** Begin Source excerpt **

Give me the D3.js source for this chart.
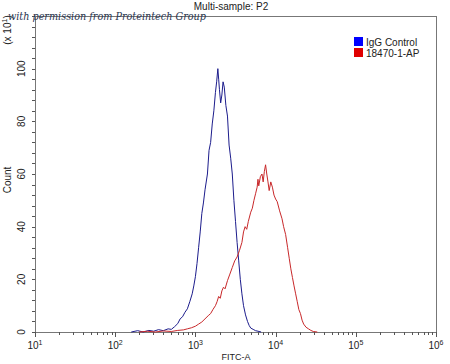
<!DOCTYPE html>
<html>
<head>
<script src="https://d3js.org/d3.v7.min.js"></script>
<style>
  body { margin: 0; background: #fff; }
  svg { display: block; }
  text { font-family: "Liberation Sans", Arial, sans-serif; fill: #222; }
</style>
</head>
<body>
<svg width="450" height="364"></svg>
<script>
// IgG Control histogram: log10(FITC-A) and count (x10)
const iggLog = [2.20,2.28,2.35,2.42,2.48,2.54,2.60,2.66,2.70,2.74,2.78,2.81,2.84,2.87,2.90,2.93,2.96,2.98,3.00,3.02,3.04,3.06,3.08,3.10,3.12,3.15,3.17,3.19,3.21,3.23,3.25,3.265,3.28,3.29,3.30,3.315,3.33,3.345,3.36,3.38,3.40,3.42,3.44,3.46,3.48,3.50,3.52,3.54,3.56,3.58,3.60,3.625,3.65,3.67,3.69,3.72,3.75,3.78,3.82];
const iggCount = [0,0.5,0,0.6,0.3,0.9,0.5,1.2,1.0,2.0,3.2,5.0,5.8,7.5,8.8,11.5,14.5,17.5,21,26,32,38,45,49,54,60,69,72,79,84,91,95,100,96,92,87,90,95,93,86,82,71,66,60,50,42,34,27,20,14.5,10,6.5,4,2.5,1.5,1.0,0.5,0.3,0];

// 18470-1-AP histogram
const apLog = [2.30,2.40,2.50,2.60,2.70,2.78,2.85,2.90,2.95,3.00,3.04,3.08,3.12,3.16,3.19,3.22,3.25,3.27,3.29,3.31,3.33,3.35,3.37,3.40,3.43,3.46,3.49,3.52,3.55,3.58,3.60,3.62,3.64,3.66,3.69,3.71,3.73,3.75,3.77,3.78,3.79,3.81,3.83,3.845,3.86,3.875,3.89,3.905,3.92,3.94,3.96,3.98,4.00,4.02,4.05,4.08,4.10,4.125,4.15,4.17,4.19,4.21,4.23,4.25,4.27,4.29,4.31,4.33,4.35,4.38,4.41,4.44,4.47,4.52];
const apCount = [0,0.3,0,0.4,0.2,0.6,0.8,1.2,1.6,2.2,3.0,3.8,5.0,6.2,7.0,8.6,10,11.5,13.5,12.8,15.6,17,16.4,19.5,22,24.5,27,28.5,31,34,38,40,39,42,45.5,47,50,52.5,55,58,55.5,59,60,57,61,63.5,60,57,53.7,57,55,52,50.5,49.5,46,43,40,37,32,28,24,20.7,17.5,14.5,11.5,8.5,7,4.5,3,1.8,1.2,0.6,0.2,0];

const series = [
  { name: "IgG Control", line: "#1c1c8c", key: "#0000ff", xs: iggLog, ys: iggCount },
  { name: "18470-1-AP", line: "#c8282a", key: "#e00000", xs: apLog, ys: apCount }
];
const yMajor = [0, 20, 40, 60, 80, 100];
const decades = [1, 2, 3, 4, 5, 6];

const svg = d3.select("svg");
const pLeft = 35, pRight = 436, pTop = 16, pBottom = 332;

const x = d3.scaleLog().domain([10, 1e6]).range([pLeft, pRight]);
const y = d3.scaleLinear().domain([0, 120]).range([pBottom, pTop]);

// title
svg.append("text").attr("x", 231).attr("y", 10)
  .attr("text-anchor", "middle").style("font-size", "10px")
  .text("Multi-sample: P2");

// frame
svg.append("rect").attr("x", pLeft + 0.5).attr("y", pTop + 0.5)
  .attr("width", pRight - pLeft).attr("height", pBottom - pTop)
  .attr("fill", "none").attr("stroke", "#777").attr("stroke-width", 1);

// y ticks
const yTicks = d3.range(0, 121, 4);
svg.append("g").selectAll("line").data(yTicks).join("line")
  .attr("x1", pLeft - 3).attr("x2", pLeft)
  .attr("y1", d => Math.round(y(d)) + 0.5).attr("y2", d => Math.round(y(d)) + 0.5)
  .attr("stroke", "#555");
svg.append("g").selectAll("text").data(yMajor).join("text")
  .attr("transform", d => `translate(25,${y(d)}) rotate(-90)`)
  .attr("text-anchor", "middle").style("font-size", "10px")
  .text(d => d);

// x ticks
const minor = [];
decades.slice(0, -1).forEach(e => { for (let k = 2; k <= 9; k++) minor.push(k * 10 ** e); });
svg.append("g").selectAll("line").data(minor).join("line")
  .attr("x1", d => Math.round(x(d)) + 0.5).attr("x2", d => Math.round(x(d)) + 0.5)
  .attr("y1", pBottom).attr("y2", pBottom + 3).attr("stroke", "#555");
svg.append("g").selectAll("line").data(decades).join("line")
  .attr("x1", d => Math.round(x(10 ** d)) + 0.5).attr("x2", d => Math.round(x(10 ** d)) + 0.5)
  .attr("y1", pBottom).attr("y2", pBottom + 5).attr("stroke", "#555");
const xl = svg.append("g").selectAll("text").data(decades).join("text")
  .attr("x", d => x(10 ** d)).attr("y", 349)
  .attr("text-anchor", "middle").style("font-size", "10px");
xl.append("tspan").text("10");
xl.append("tspan").attr("dy", -4).style("font-size", "7px").text(d => d);

// axis titles
svg.append("text").attr("x", 236).attr("y", 360)
  .attr("text-anchor", "middle").style("font-size", "9px").text("FITC-A");
svg.append("text").attr("transform", "translate(11,180) rotate(-90)")
  .attr("text-anchor", "middle").style("font-size", "10px").text("Count");
const mult = svg.append("text").attr("transform", "translate(11,30) rotate(-90)")
  .attr("text-anchor", "middle").style("font-size", "10px");
mult.append("tspan").text("(x 10");
mult.append("tspan").attr("dy", -4).style("font-size", "7px").text("1");
mult.append("tspan").attr("dy", 4).text(")");

// histograms
const line = d3.line().x(d => x(10 ** d[0])).y(d => y(d[1]));
svg.append("g").selectAll("path").data(series).join("path")
  .attr("d", s => line(s.xs.map((v, i) => [v, s.ys[i]])))
  .attr("fill", "none").attr("stroke", s => s.line).attr("stroke-width", 1);

// legend
const lg = svg.append("g").selectAll("g").data(series).join("g")
  .attr("transform", (d, i) => `translate(354,${37 + i * 11})`);
lg.append("rect").attr("width", 9).attr("height", 9).attr("fill", d => d.key);
lg.append("text").attr("x", 12).attr("y", 8.5).style("font-size", "10px").text(d => d.name);

// watermark
svg.append("text").attr("x", 8).attr("y", 20)
  .attr("textLength", 198).attr("lengthAdjust", "spacingAndGlyphs")
  .style("font-family", "'DejaVu Serif', serif").style("font-style", "italic")
  .style("font-size", "11px").style("fill", "#2a3550")
  .text("with permission from Proteintech Group");
</script>
</body>
</html>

** End Source excerpt **

_Task objective:_ Do not copy the pictures, but repeat every line exactly.

_Task output:_
Give me the D3.js source for this chart.
<!DOCTYPE html>
<html>
<head>
<script src="https://d3js.org/d3.v7.min.js"></script>
<style>
  body { margin: 0; background: #fff; }
  svg { display: block; }
  text { font-family: "Liberation Sans", Arial, sans-serif; fill: #222; }
</style>
</head>
<body>
<svg width="450" height="364"></svg>
<script>
// IgG Control histogram: log10(FITC-A) and count (x10)
const iggLog = [2.20,2.28,2.35,2.42,2.48,2.54,2.60,2.66,2.70,2.74,2.78,2.81,2.84,2.87,2.90,2.93,2.96,2.98,3.00,3.02,3.04,3.06,3.08,3.10,3.12,3.15,3.17,3.19,3.21,3.23,3.25,3.265,3.28,3.29,3.30,3.315,3.33,3.345,3.36,3.38,3.40,3.42,3.44,3.46,3.48,3.50,3.52,3.54,3.56,3.58,3.60,3.625,3.65,3.67,3.69,3.72,3.75,3.78,3.82];
const iggCount = [0,0.5,0,0.6,0.3,0.9,0.5,1.2,1.0,2.0,3.2,5.0,5.8,7.5,8.8,11.5,14.5,17.5,21,26,32,38,45,49,54,60,69,72,79,84,91,95,100,96,92,87,90,95,93,86,82,71,66,60,50,42,34,27,20,14.5,10,6.5,4,2.5,1.5,1.0,0.5,0.3,0];

// 18470-1-AP histogram
const apLog = [2.30,2.40,2.50,2.60,2.70,2.78,2.85,2.90,2.95,3.00,3.04,3.08,3.12,3.16,3.19,3.22,3.25,3.27,3.29,3.31,3.33,3.35,3.37,3.40,3.43,3.46,3.49,3.52,3.55,3.58,3.60,3.62,3.64,3.66,3.69,3.71,3.73,3.75,3.77,3.78,3.79,3.81,3.83,3.845,3.86,3.875,3.89,3.905,3.92,3.94,3.96,3.98,4.00,4.02,4.05,4.08,4.10,4.125,4.15,4.17,4.19,4.21,4.23,4.25,4.27,4.29,4.31,4.33,4.35,4.38,4.41,4.44,4.47,4.52];
const apCount = [0,0.3,0,0.4,0.2,0.6,0.8,1.2,1.6,2.2,3.0,3.8,5.0,6.2,7.0,8.6,10,11.5,13.5,12.8,15.6,17,16.4,19.5,22,24.5,27,28.5,31,34,38,40,39,42,45.5,47,50,52.5,55,58,55.5,59,60,57,61,63.5,60,57,53.7,57,55,52,50.5,49.5,46,43,40,37,32,28,24,20.7,17.5,14.5,11.5,8.5,7,4.5,3,1.8,1.2,0.6,0.2,0];

const series = [
  { name: "IgG Control", line: "#1c1c8c", key: "#0000ff", xs: iggLog, ys: iggCount },
  { name: "18470-1-AP", line: "#c8282a", key: "#e00000", xs: apLog, ys: apCount }
];
const yMajor = [0, 20, 40, 60, 80, 100];
const decades = [1, 2, 3, 4, 5, 6];

const svg = d3.select("svg");
const pLeft = 35, pRight = 436, pTop = 16, pBottom = 332;

const x = d3.scaleLog().domain([10, 1e6]).range([pLeft, pRight]);
const y = d3.scaleLinear().domain([0, 120]).range([pBottom, pTop]);

// title
svg.append("text").attr("x", 231).attr("y", 10)
  .attr("text-anchor", "middle").style("font-size", "10px")
  .text("Multi-sample: P2");

// frame
svg.append("rect").attr("x", pLeft + 0.5).attr("y", pTop + 0.5)
  .attr("width", pRight - pLeft).attr("height", pBottom - pTop)
  .attr("fill", "none").attr("stroke", "#777").attr("stroke-width", 1);

// y ticks
const yTicks = d3.range(0, 121, 4);
svg.append("g").selectAll("line").data(yTicks).join("line")
  .attr("x1", pLeft - 3).attr("x2", pLeft)
  .attr("y1", d => Math.round(y(d)) + 0.5).attr("y2", d => Math.round(y(d)) + 0.5)
  .attr("stroke", "#555");
svg.append("g").selectAll("text").data(yMajor).join("text")
  .attr("transform", d => `translate(25,${y(d)}) rotate(-90)`)
  .attr("text-anchor", "middle").style("font-size", "10px")
  .text(d => d);

// x ticks
const minor = [];
decades.slice(0, -1).forEach(e => { for (let k = 2; k <= 9; k++) minor.push(k * 10 ** e); });
svg.append("g").selectAll("line").data(minor).join("line")
  .attr("x1", d => Math.round(x(d)) + 0.5).attr("x2", d => Math.round(x(d)) + 0.5)
  .attr("y1", pBottom).attr("y2", pBottom + 3).attr("stroke", "#555");
svg.append("g").selectAll("line").data(decades).join("line")
  .attr("x1", d => Math.round(x(10 ** d)) + 0.5).attr("x2", d => Math.round(x(10 ** d)) + 0.5)
  .attr("y1", pBottom).attr("y2", pBottom + 5).attr("stroke", "#555");
const xl = svg.append("g").selectAll("text").data(decades).join("text")
  .attr("x", d => x(10 ** d)).attr("y", 349)
  .attr("text-anchor", "middle").style("font-size", "10px");
xl.append("tspan").text("10");
xl.append("tspan").attr("dy", -4).style("font-size", "7px").text(d => d);

// axis titles
svg.append("text").attr("x", 236).attr("y", 360)
  .attr("text-anchor", "middle").style("font-size", "9px").text("FITC-A");
svg.append("text").attr("transform", "translate(11,180) rotate(-90)")
  .attr("text-anchor", "middle").style("font-size", "10px").text("Count");
const mult = svg.append("text").attr("transform", "translate(11,30) rotate(-90)")
  .attr("text-anchor", "middle").style("font-size", "10px");
mult.append("tspan").text("(x 10");
mult.append("tspan").attr("dy", -4).style("font-size", "7px").text("1");
mult.append("tspan").attr("dy", 4).text(")");

// histograms
const line = d3.line().x(d => x(10 ** d[0])).y(d => y(d[1]));
svg.append("g").selectAll("path").data(series).join("path")
  .attr("d", s => line(s.xs.map((v, i) => [v, s.ys[i]])))
  .attr("fill", "none").attr("stroke", s => s.line).attr("stroke-width", 1);

// legend
const lg = svg.append("g").selectAll("g").data(series).join("g")
  .attr("transform", (d, i) => `translate(354,${37 + i * 11})`);
lg.append("rect").attr("width", 9).attr("height", 9).attr("fill", d => d.key);
lg.append("text").attr("x", 12).attr("y", 8.5).style("font-size", "10px").text(d => d.name);

// watermark
svg.append("text").attr("x", 8).attr("y", 20)
  .attr("textLength", 198).attr("lengthAdjust", "spacingAndGlyphs")
  .style("font-family", "'DejaVu Serif', serif").style("font-style", "italic")
  .style("font-size", "11px").style("fill", "#2a3550")
  .text("with permission from Proteintech Group");
</script>
</body>
</html>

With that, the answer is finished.